Повторить такую стратегию в наше время означало бы поставить рациональное целеполагание выше идеологии, а интересы государства — выше текущих вожделений элиты. Санкции не критичны — да и не факт, что они будут ужесточены и что Запад готов будет окончательно испортить отношения с Россией. Крым, Южная Осетия и Приднестровье — не те территории, ради которых Европа будет демонстрировать свою принципиальность. Даже не возвращая Крым Украине, вполне можно договориться об урегулировании отношений со всеми заинтересованными сторонами: через систему скидок, преференций и экономических уступок восстановить нарушенное взаимопонимание. В конечном счете, можно сформулировать международную хартию гуманитарного вмешательства, подведя под нее спорные территории на российских границах и признав в то же время законность американских операций в Косово или поведение многих европейских держав в Африке.
„
Изолироваться от Европы – это уйти из единственной части мирового пространства, где Россия еще имеет значение
”
Такая стратегия, возможно, будет неприятна и непонятна некоторым кремлевским чиновникам, зато она позволила бы сохранить Россию в качестве европейской страны. А это сейчас исключительно важно — даже не потому, что россиянам так дороги европейские ценности, а потому, что Россия пока не утратила статуса одной из крупнейших держав Европы.

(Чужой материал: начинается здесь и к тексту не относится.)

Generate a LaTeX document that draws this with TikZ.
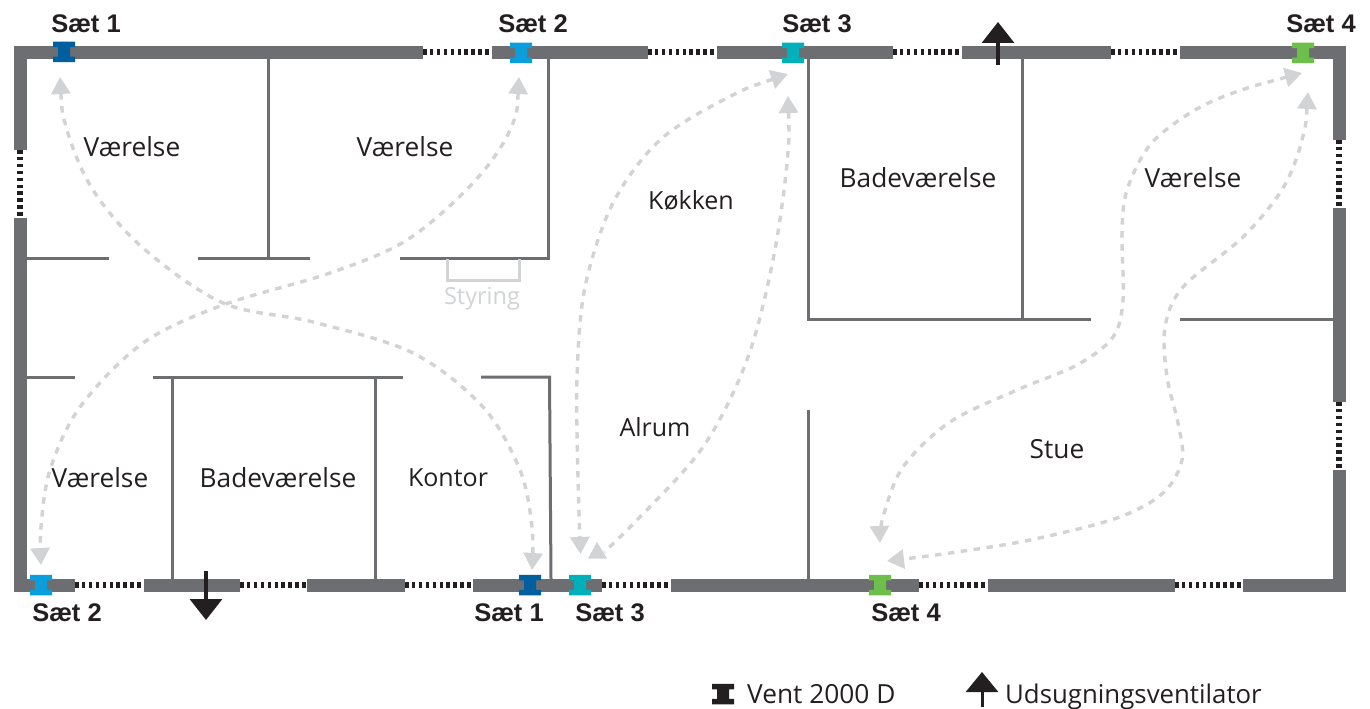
\documentclass[tikz,border=0pt]{standalone}
\usepackage{fontspec}
\setmainfont{Open Sans}
\newfontfamily\boldlabel{Liberation Sans}[BoldFont={Liberation Sans Bold}]
\usetikzlibrary{arrows.meta}
\definecolor{wallc}{HTML}{6D6E71}
\definecolor{inkc}{HTML}{231F20}
\definecolor{flowc}{HTML}{D1D3D4}
\definecolor{setone}{HTML}{005F9E}
\definecolor{settwo}{HTML}{0A9FDC}
\definecolor{setthree}{HTML}{00B1BC}
\definecolor{setfour}{HTML}{6CBF4B}
\tikzset{
  wall/.style={draw=wallc,line width=13pt},
  wallcorner/.style={wall,line join=miter},
  inner/.style={draw=wallc,line width=3pt,line join=miter},
  win/.style={draw=inkc,line width=6pt,dash pattern=on 3.5pt off 3.4pt},
  flow/.style={draw=flowc,line width=3.4pt,dash pattern=on 6.5pt off 6.5pt,
    {Triangle[length=17pt,width=19pt,fill=flowc]}-{Triangle[length=17pt,width=19pt,fill=flowc]}},
  fan/.style={draw=inkc,line width=3.4pt,-{Triangle[length=21pt,width=32pt,fill=inkc]}},
  setlabel/.style={font=\boldlabel\bfseries\fontsize{25.5}{26}\selectfont,text=inkc,inner sep=0pt},
  room/.style={font=\fontsize{26.3}{28}\selectfont,text=inkc,inner sep=0pt},
  roomsmall/.style={font=\fontsize{25}{28}\selectfont,text=inkc,inner sep=0pt},
  ctl/.style={font=\fontsize{23.5}{26}\selectfont,text=flowc,inner sep=0pt},
  ventnode/.style={minimum width=22pt,minimum height=20.5pt,inner sep=0pt,outer sep=0pt,
    path picture={\fill[#1] (path picture bounding box.north west) -- (path picture bounding box.north east)
      -- ++(0,-5.5pt) -- ++(-5pt,0) -- ++(0,-9.5pt) -- ++(5pt,0)
      -- (path picture bounding box.south east) -- (path picture bounding box.south west)
      -- ++(0,5.5pt) -- ++(5pt,0) -- ++(0,9.5pt) -- ++(-5pt,0) -- cycle;}},
}
\begin{document}
\begin{tikzpicture}[x=1pt,y=-1pt]
\useasboundingbox (0,0) rectangle (1370,709);
% windows
\draw[win] (423,52) -- (492,52);
\draw[win] (648,52) -- (717,52);
\draw[win] (893,52) -- (962,52);
\draw[win] (1111,52) -- (1180,52);
\draw[win] (75,585) -- (144,585);
\draw[win] (240,585) -- (307,585);
\draw[win] (405,585) -- (473,585);
\draw[win] (602,585) -- (671,585);
\draw[win] (919,585) -- (988,585);
\draw[win] (1175,585) -- (1243,585);
\draw[win] (20,150) -- (20,218);
\draw[win] (1339,140) -- (1339,208);
\draw[win] (1339,402) -- (1339,470);
% inner walls
\draw[inner] (268,59) -- (268,258);
\draw[inner] (26,258) -- (109,258);
\draw[inner] (198,258) -- (310,258);
\draw[inner] (400,258) -- (548.5,258) -- (548.5,59);
\draw[draw=flowc,line width=3pt] (447,259) -- (447,280.5) -- (519,280.5) -- (519,259);
\draw[inner] (26,377) -- (75,377);
\draw[inner] (153,377) -- (403,377);
\draw[inner] (481,377) -- (549.5,377) -- (551,579);
\draw[inner] (172,377) -- (172,579);
\draw[inner] (375,377) -- (375,579);
\draw[inner] (808,59) -- (808,319.5) -- (1091,319.5);
\draw[inner] (1022,59) -- (1022,319.5);
\draw[inner] (1180,319.5) -- (1333,319.5);
\draw[inner] (808,410) -- (808,579);
% outer walls
\draw[wallcorner] (20,150) -- (20,52.5) -- (423,52.5);
\draw[wall] (492,52.5) -- (648,52.5);
\draw[wall] (717,52.5) -- (893,52.5);
\draw[wall] (962,52.5) -- (1111,52.5);
\draw[wallcorner] (1180,52.5) -- (1339,52.5) -- (1339,140);
\draw[wall] (1339,208) -- (1339,402);
\draw[wallcorner] (1339,470) -- (1339,585) -- (1243,585);
\draw[wall] (988,585) -- (1175,585);
\draw[wall] (671,585) -- (919,585);
\draw[wall] (473,585) -- (602,585);
\draw[wall] (307,585) -- (405,585);
\draw[wall] (144,585) -- (240,585);
\draw[wallcorner] (75,585) -- (20,585) -- (20,218);
% vents
\node[ventnode=setone] (v1t) at (64,52) {};
\node[ventnode=settwo] (v2t) at (521,53) {};
\node[ventnode=setthree] (v3t) at (793,53) {};
\node[ventnode=setfour] (v4t) at (1303,53) {};
\node[ventnode=settwo] (v2b) at (41,585) {};
\node[ventnode=setone] (v1b) at (530,585) {};
\node[ventnode=setthree] (v3b) at (580,585) {};
\node[ventnode=setfour] (v4b) at (880,585) {};
\node[ventnode=inkc] (vleg) at (723,694) {};
% exhaust fans
\coordinate (fa0) at (998,65); \coordinate (fa1) at (998,22);
\coordinate (fb0) at (206,571); \coordinate (fb1) at (206,620);
\coordinate (fc0) at (982,707); \coordinate (fc1) at (982,672);
\draw[fan] (fa0) -- (fa1);
\draw[fan] (fb0) -- (fb1);
\draw[fan,line width=3pt,-{Triangle[length=20pt,width=32pt,fill=inkc]}] (fc0) -- (fc1);
% air flow
\coordinate (a1) at (60,77); \coordinate (a2) at (532,570);
\draw[flow] plot[smooth,tension=0.55] coordinates {(a1) (67,130) (93,190) (143,248) (223,303) (313,322) (413,353) (483,407) (520,470) (532,527) (a2)};
\coordinate (b1) at (519,77); \coordinate (b2) at (41,565);
\draw[flow] plot[smooth,tension=0.55] coordinates {(b1) (510,130) (473,183) (407,240) (330,273) (223,305) (143,343) (80,407) (50,470) (41,527) (b2)};
\coordinate (c1) at (788,74); \coordinate (c2) at (580.5,554);
\draw[flow] plot[smooth,tension=0.55] coordinates {(c1) (727,98) (660,140) (613,203) (585,287) (577,377) (578,477) (c2)};
\coordinate (d1) at (788,96); \coordinate (d2) at (604,552);
\draw[flow,{Triangle[length=17pt,width=19pt,fill=flowc]}-] plot[smooth,tension=0.55] coordinates {(d1) (787,163) (773,260) (747,360) (703,447) (637,520) (d2)};
\fill[flowc] (597,542) -- (588,558.5) -- (607,558.5) -- cycle;
\coordinate (e1) at (1302,73); \coordinate (e2) at (880,543);
\draw[flow] plot[smooth,tension=0.55] coordinates {(e1) (1233,93) (1190,113) (1150,145) (1127,190) (1122,233) (1123,300) (1113,337) (1077,365) (1017,390) (950,422) (903,467) (883,517) (e2)};
\coordinate (f1) at (1308,92); \coordinate (f2) at (887,561);
\draw[flow] plot[smooth,tension=0.55] coordinates {(f1) (1302,140) (1283,188) (1243,237) (1183,287) (1165,327) (1167,377) (1178,423) (1182,460) (1163,493) (1117,518) (1030,540) (950,553) (f2)};
% labels
\node[setlabel] (l1) at (86,24) {Sæt 1};
\node[setlabel] (l2) at (533,24) {Sæt 2};
\node[setlabel] (l3) at (817,24) {Sæt 3};
\node[setlabel] (l4) at (1321,24) {Sæt 4};
\node[setlabel] (l5) at (67,613) {Sæt 2};
\node[setlabel] (l6) at (509,613) {Sæt 1};
\node[setlabel] (l7) at (610,613) {Sæt 3};
\node[setlabel] (l8) at (906,613) {Sæt 4};
\node[room] (r1) at (132,147) {Værelse};
\node[room] (r2) at (405,147) {Værelse};
\node[roomsmall] (r3) at (691,200) {Køkken};
\node[room] (r4) at (918,178) {Badeværelse};
\node[room] (r5) at (1193,178) {Værelse};
\node[roomsmall] (r6) at (655,427) {Alrum};
\node[room] (r7) at (1057,449) {Stue};
\node[room] (r8) at (100,478) {Værelse};
\node[room] (r9) at (278,478) {Badeværelse};
\node[roomsmall] (r10) at (448,478) {Kontor};
\node[ctl] (r11) at (482,299) {Styring};
\node[room,anchor=base west] (t1) at (747,703) {Vent 2000 D};
\node[room,anchor=base west,font=\fontsize{25.8}{28}\selectfont] (t2) at (1005,703) {Udsugningsventilator};
\end{tikzpicture}
\end{document}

Китай, к которому мы так льнем в последнее время, «вписан» в азиатско-тихоокеанскую архитектуру — а на том «театре» у России очень слабые позиции. Мы обращены к Востоку наиболее слабой частью нашей территории: ВВП зауральской России почти в 2,8 раза меньше ВВП Южной Кореи, не говоря уже о Японии, Китае или такой тихоокеанской державе, как США. В Европе же мы остаемся одним из лидеров и при этом располагаем ресурсами — природными, интеллектуальными и культурными, — которые востребованы европейцами сильнее, чем кем бы то ни было еще. Европа сегодня не увлечена военными играми — что хорошо, так как мы на деле не имеем ресурсов для их эффективного разыгрывания. «Крым наш», но Донбасс, если последует за ним, окажется на шее России настоящим мельничным жерновом. Европа же, «вымирающая» и «упадническая», за последние 20 лет расширилась с 12 до 28 стран — и без всяких истерик и нарушений международного права. Изолироваться от Европы — это уйти из единственной части мирового пространства, где Россия еще имеет значение. Да и патриотизму «европейскость» ничем не вредит — разгромили же в свое время русские патриоты, говорившие в основном по-французски, наполеоновскую «Великую армию»...
Выбор
Так в пользу какой из стратегий сделает выбор Путин? Проблема в том, что в России сегодня нет политики — ни внутренней, ни внешней. Есть только проявляющаяся в действиях государства воля одного человека. Учитывая его жизненные установки, можно однозначно предположить, что выбран будет первый вариант. Ему важны мифические «российские ценности» — и китайцы не будут пытаться их менять при исправной уплате сырьевой «дани». Он умеет либо приказывать, либо исполнять, но не договариваться — и ему будет комфортнее стать клерком пекинского обкома, чем партнером «брюссельского». Он не хочет управлять сложными системами — и потому Россия обречена оставаться сырьевой страной и смотреть на Восток. Наконец, он со скепсисом относится к демократии и свободе, и это тоже добавляет шансов ориентации на Китай. Ориентации, истинные условия которой будут изложены не в подробных соглашениях, расписанных на сотнях страниц, а, как и 21 мая в Шанхае, — в коротких протоколах, засекреченных на многие годы.